No additional training required: Leverages pre-trained InstantMesh and FoundationPose.
Online inference: Conducts optimization-based alignment during online inference.

Key Experimental Results¶

Main Results (HO3D Dataset)¶

Method	Input Modality	ADD-S↑	ADD↑	AR↑
Oryon	RGB-D+Language	23.0	0.0	1.0
LoFTR	RGB-D	29.5	2.3	3.2
GEDI	Depth	71.9	9.7	7.4
Any6D (Ours)	RGB-D	98.7	40.4	38.3

Other Datasets¶

Dataset	ADD-S↑	ADD↑	AR↑
YCBINEOAT	89.3	45.6	37.5
Toyota-Light (ADD(-S))	32.2	AR: 43.3	MSSD: 55.8
REAL275 (ADD(-S))	53.5	AR: 51.0	MSPD: 65.3
LM-O (vs GigaPose)	AR: 28.6	MSPD: 36.1	VSD: 17.6

Ablation Study (HO3D Dataset)¶

Configuration	ADD-S↑	ADD↑	AR↑	CD↓
Baseline (NeRF partial view)	28.6	0.0	0.2	1.02
(1) Without any alignment	0.0	0.0	0.0	1.47
(2) W/o coarse size, w/ refinement + axis alignment	98.0	25.5	26.8	0.53
(3) W/ coarse size, w/o refinement	83.7	26.6	22.5	0.92
(4) W/ coarse size + refinement, w/o axis alignment	92.3	23.6	24.9	0.66
Full (Ours)	98.7	40.4	38.3	0.49

Key Findings¶

Coarse size estimation is the foundation; omitting it leads to complete failure (Configuration 1).
Axis alignment brings a significant improvement to ADD and AR (+14.9 AR).
Size refinement prevents XYZ aspect ratio distortion.

Highlights & Insights¶

Single RGB-D is sufficient: No CAD models, multi-view images, or video sequences are required.
Oriented Bounding Box (OBB) center estimation is simple and effective, addressing partial visibility issues.
Full-to-partial matching: Complete reconstruction eliminates the ambiguity of partial matching.
Significantly outperforms baseline methods in hand-occlusion (HO3D) and robotic-grasping (YCBINEOAT) scenarios.

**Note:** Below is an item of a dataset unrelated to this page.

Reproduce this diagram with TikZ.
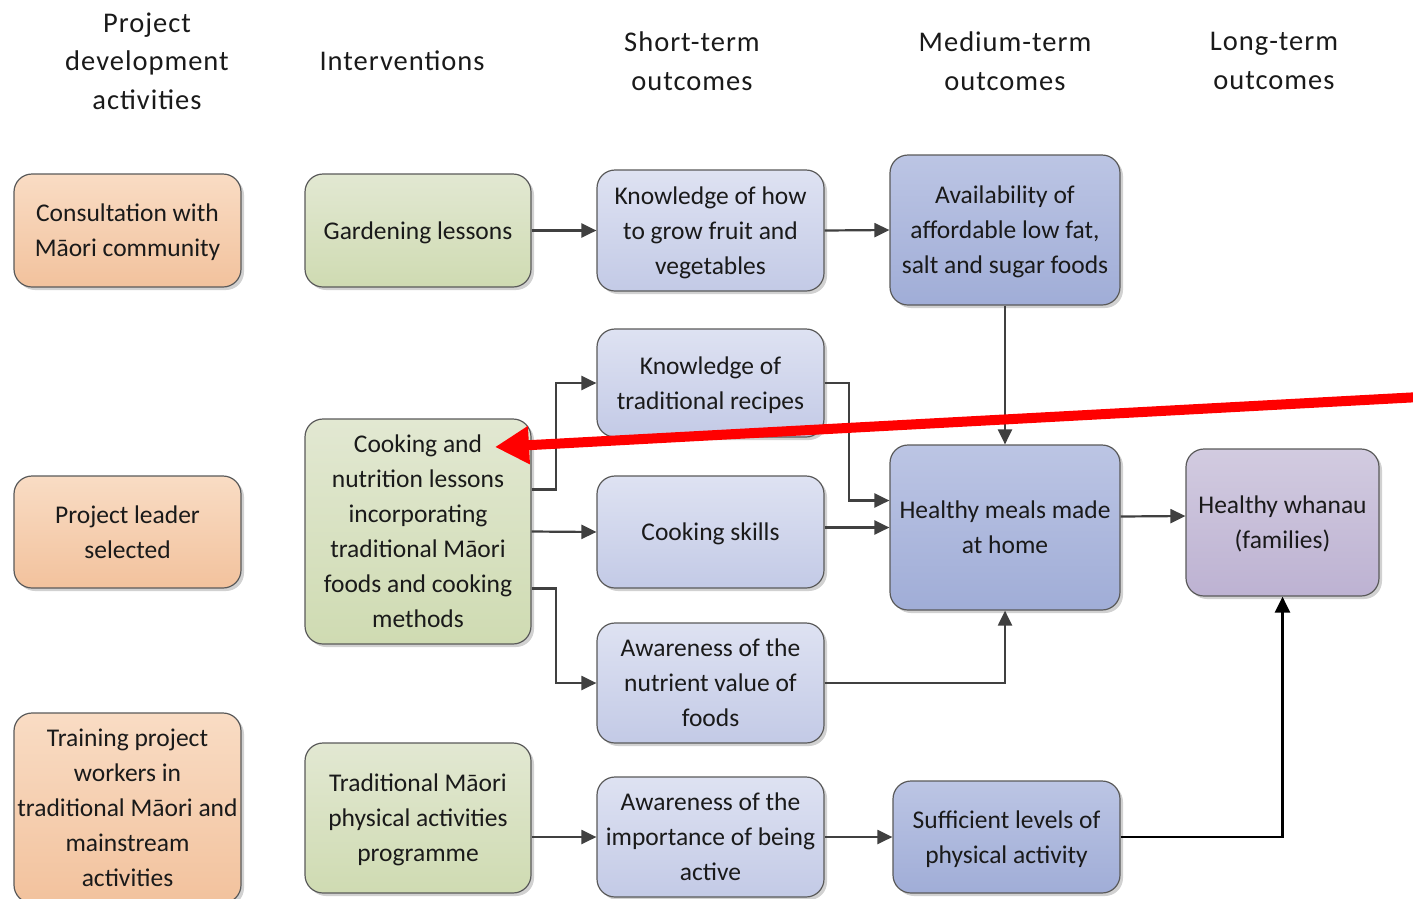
\documentclass[tikz,border=0pt]{standalone}
\usepackage{fontspec}
\setmainfont{Carlito}
\newfontfamily\hdrfont[LetterSpace=3.5]{Carlito}
\usetikzlibrary{arrows.meta,calc,shadows}

\definecolor{txt}{HTML}{1A1A1A}
\definecolor{edge}{HTML}{5A5A5A}
\definecolor{conn}{HTML}{404040}
\definecolor{orT}{HTML}{F9DCC4}\definecolor{orB}{HTML}{F2C29D}
\definecolor{grT}{HTML}{E2E8D2}\definecolor{grB}{HTML}{CFDBB2}
\definecolor{lbT}{HTML}{DEE2F2}\definecolor{lbB}{HTML}{C3CAE6}
\definecolor{dbT}{HTML}{BCC5E4}\definecolor{dbB}{HTML}{A0ADD7}
\definecolor{puT}{HTML}{D2CBE0}\definecolor{puB}{HTML}{BDB2D2}

\tikzset{
  box/.style={draw=edge, line width=1.2pt, rounded corners=18pt, align=center,
    text=txt, inner sep=2pt, text depth=0pt, font=\fontsize{25.5}{35}\selectfont,
    drop shadow={shadow xshift=3pt, shadow yshift=-3pt, opacity=0.18, fill=black}},
  orbox/.style={box, top color=orT, bottom color=orB},
  grbox/.style={box, top color=grT, bottom color=grB},
  lbbox/.style={box, top color=lbT, bottom color=lbB},
  dbbox/.style={box, top color=dbT, bottom color=dbB},
  pubox/.style={box, top color=puT, bottom color=puB},
  hdr/.style={align=center, text=txt, font=\hdrfont\fontsize{28.5}{38.5}\selectfont},
  arr/.style={draw=conn, line width=2.2pt, -{Triangle[length=15pt,width=14pt]}},
  blk/.style={draw=black, line width=2.6pt, -{Triangle[length=16pt,width=15pt]}},
  redarr/.style={draw=red, line width=10pt, -{Triangle[length=34pt,width=36pt]}}
}

\begin{document}
\begin{tikzpicture}[x=1pt, y=-1pt]
\useasboundingbox (0,0) rectangle (1413,898);
\clip (0,0) rectangle (1413,898);
\fill[white] (0,0) rectangle (1413,898);

% column headings
\node[hdr] (h1) at (147,61) {Project\\development\\activities};
\node[hdr] (h2) at (402,61) {Interventions};
\node[hdr] (h3) at (692,61) {Short-term\\outcomes};
\node[hdr] (h4) at (1005,61) {Medium-term\\outcomes};
\node[hdr] (h5) at (1274,61) {Long-term\\outcomes};

% project development activities
\node[orbox, minimum width=227pt, minimum height=113pt] (cons) at (127.5,230.5) {Consultation with\\Māori community};
\node[orbox, minimum width=227pt, minimum height=112pt] (lead) at (127.5,532) {Project leader\\selected};
\node[orbox, minimum width=227pt, minimum height=190pt] (train) at (127.5,808) {Training project\\workers in\\traditional Māori and\\mainstream\\activities};

% interventions
\node[grbox, minimum width=226pt, minimum height=113pt] (gard) at (418,230.5) {Gardening lessons};
\node[grbox, minimum width=226pt, minimum height=225pt] (cook) at (418,531.5) {Cooking and\\nutrition lessons\\incorporating\\traditional Māori\\foods and cooking\\methods};
\node[grbox, minimum width=226pt, minimum height=150pt] (tphys) at (418,818) {Traditional Māori\\physical activities\\programme};

% short-term outcomes
\node[lbbox, minimum width=227pt, minimum height=121pt] (khow) at (710.5,230.5) {Knowledge of how\\to grow fruit and\\vegetables};
\node[lbbox, minimum width=227pt, minimum height=108pt] (ktrad) at (710.5,383) {Knowledge of\\traditional recipes};
\node[lbbox, minimum width=227pt, minimum height=112pt] (cskill) at (710.5,532) {Cooking skills};
\node[lbbox, minimum width=227pt, minimum height=120pt] (anut) at (710.5,683) {Awareness of the\\nutrient value of\\foods};
\node[lbbox, minimum width=227pt, minimum height=120pt] (aimp) at (710.5,837) {Awareness of the\\importance of being\\active};

% medium-term outcomes
\node[dbbox, minimum width=230pt, minimum height=150pt] (avail) at (1005,230) {Availability of\\affordable low fat,\\salt and sugar foods};
\node[dbbox, minimum width=230pt, minimum height=165pt] (meals) at (1005,527.5) {Healthy meals made\\at home};
\node[dbbox, minimum width=227pt, minimum height=112pt] (suff) at (1006.5,837) {Sufficient levels of\\physical activity};

% long-term outcome
\node[pubox, minimum width=193pt, minimum height=147pt] (whanau) at (1282.5,522.5) {Healthy whanau\\(families)};

% connectors
\draw[arr] (gard.east) -- (khow.west);
\draw[arr] (khow.east) -- (avail.west);
\draw[arr] (avail.south) -- (meals.north);
\draw[arr] ($(cook.east)+(0,-42)$) -- ++(24,0) |- (ktrad.west);
\draw[arr] (cook.east) -- (cskill.west);
\draw[arr] ($(cook.east)+(0,57)$) -- ++(24,0) |- (anut.west);
\draw[arr] (ktrad.east) -- ++(24,0) |- ($(meals.west)+(0,-27)$);
\draw[arr] (cskill.east |- meals.west) -- (meals.west);
\draw[arr] (anut.east) -| (meals.south);
\draw[arr] ($(meals.east)+(0,-11)$) -- ($(whanau.west)+(0,-6.5)$);
\draw[arr] (tphys.east |- aimp.west) -- (aimp.west);
\draw[arr] (aimp.east) -- (suff.west);
\draw[blk] (suff.east) -| (whanau.south);

% highlight arrow
\coordinate (redstart) at (1420,397);
\coordinate (redtip) at (495,447);
\draw[redarr] (redstart) -- (redtip);
\end{tikzpicture}
\end{document}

Limitations & Future Work¶

Relies heavily on the reconstruction quality of InstantMesh; performance drops when the initial 3D shape is inaccurate.
Currently lacks a shape update/refinement step.
Inference speed is bottlenecked by InstantMesh.

Rating¶

Novelty: ⭐⭐⭐⭐ Jointly estimates size and pose with InstantMesh + FoundationPose.
Experimental Thoroughness: ⭐⭐⭐⭐⭐ 5 datasets + detailed ablation.
Writing Quality: ⭐⭐⭐⭐ Clear motivation and complete framework.
Value: ⭐⭐⭐⭐⭐ Holds significant practical value for robotic manipulation.